**Given information**
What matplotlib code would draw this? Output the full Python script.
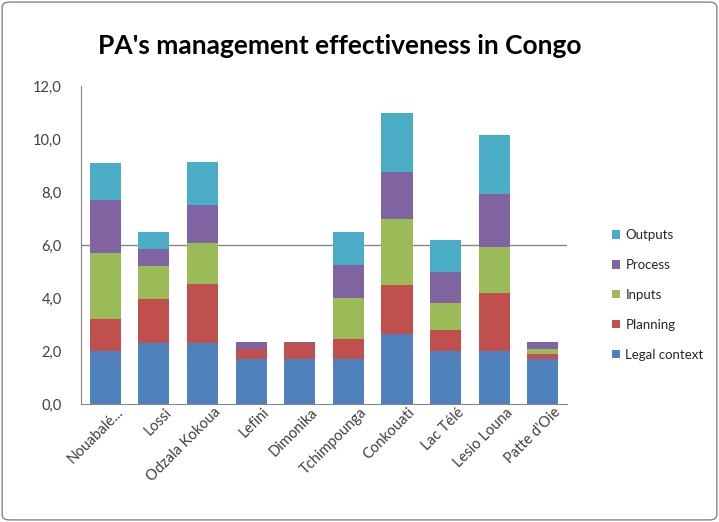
import numpy as np
import matplotlib.pyplot as plt
import matplotlib.transforms as mtransforms
from matplotlib.patches import FancyBboxPatch

plt.rcParams['font.family'] = ['Lato', 'DejaVu Sans']

# ── data ─────────────────────────────────────────────────────
sites = ['Nouabalé...', 'Lossi', 'Odzala Kokoua', 'Lefini', 'Dimonika',
         'Tchimpounga', 'Conkouati', 'Lac Télé', 'Lesio Louna', "Patte d'Oie"]
legal    = [2.0, 2.3, 2.3, 1.7, 1.7, 1.7, 2.65, 2.0, 2.0, 1.7]
planning = [1.2, 1.65, 2.23, 0.37, 0.59, 0.76, 1.83, 0.8, 2.2, 0.19]
inputs   = [2.5, 1.25, 1.53, 0.0, 0.0, 1.54, 2.49, 1.0, 1.72, 0.19]
process  = [2.0, 0.67, 1.44, 0.29, 0.07, 1.26, 1.78, 1.2, 2.02, 0.25]
outputs  = [1.4, 0.62, 1.64, 0.0, 0.0, 1.24, 2.22, 1.2, 2.22, 0.0]

series = [('Legal context', legal, '#4F81BD'),
          ('Planning', planning, '#C0504D'),
          ('Inputs', inputs, '#9BBB59'),
          ('Process', process, '#8064A2'),
          ('Outputs', outputs, '#4BACC6')]

fig = plt.figure(figsize=(7.19, 5.22), dpi=100)
ax = fig.add_axes([0.1127, 0.226, 0.676, 0.609])

x = np.arange(len(sites))
bottom = np.zeros(len(sites))
handles = []
for name, vals, col in series:
    b = ax.bar(x, vals, 0.64, bottom=bottom, color=col, label=name, zorder=2)
    handles.append(b)
    bottom += np.array(vals)

ax.axhline(6, color='#868686', lw=1, zorder=1)

ax.set_xlim(-0.5, len(sites) - 0.5)
ax.set_ylim(0, 12)
ax.set_yticks(np.arange(0, 13, 2))
ax.set_yticklabels([f'{v:.1f}'.replace('.', ',') for v in np.arange(0, 13, 2)])
ax.tick_params(axis='y', length=0, pad=14, labelsize=10.5, labelcolor='#404040')
ax.tick_params(axis='x', length=0, pad=1, labelsize=10.5, labelcolor='#404040')
ax.set_xticks(x)
ax.set_xticklabels(sites, rotation=45, ha='right', rotation_mode='anchor')
shift = mtransforms.ScaledTranslation(8 / 72, 0, fig.dpi_scale_trans)
for lbl in ax.get_xticklabels():
    lbl.set_transform(lbl.get_transform() + shift)

for s in ['top', 'right']:
    ax.spines[s].set_visible(False)
for s in ['left', 'bottom']:
    ax.spines[s].set_color('#868686')

fig.text(0.473, 0.912, "PA's management effectiveness in Congo",
         ha='center', va='center', fontsize=19, fontweight='bold')

leg = fig.legend(handles[::-1], [s[0] for s in series][::-1],
                 loc='center left', bbox_to_anchor=(0.835, 0.435),
                 frameon=False, fontsize=9.5, labelspacing=1.35,
                 handlelength=0.6, handleheight=0.6, handletextpad=0.4)
for t in leg.get_texts():
    t.set_color('#262626')

fig.patches.append(FancyBboxPatch((0.003, 0.004), 0.994, 0.992,
                                  boxstyle='round,pad=0,rounding_size=0.01',
                                  transform=fig.transFigure, fill=False,
                                  edgecolor='#868686', lw=1))

fig.savefig('out.png', dpi=100)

**What is being asked**
Begin at the top of the material above and output each line exactly, stopping after the line that holds "plt.rcParams['font.family'] = ['Lato', 'DejaVu". Leave out pictures.

**Solution below**
What matplotlib code would draw this? Output the full Python script.
import numpy as np
import matplotlib.pyplot as plt
import matplotlib.transforms as mtransforms
from matplotlib.patches import FancyBboxPatch

plt.rcParams['font.family'] = ['Lato', 'DejaVu Sans']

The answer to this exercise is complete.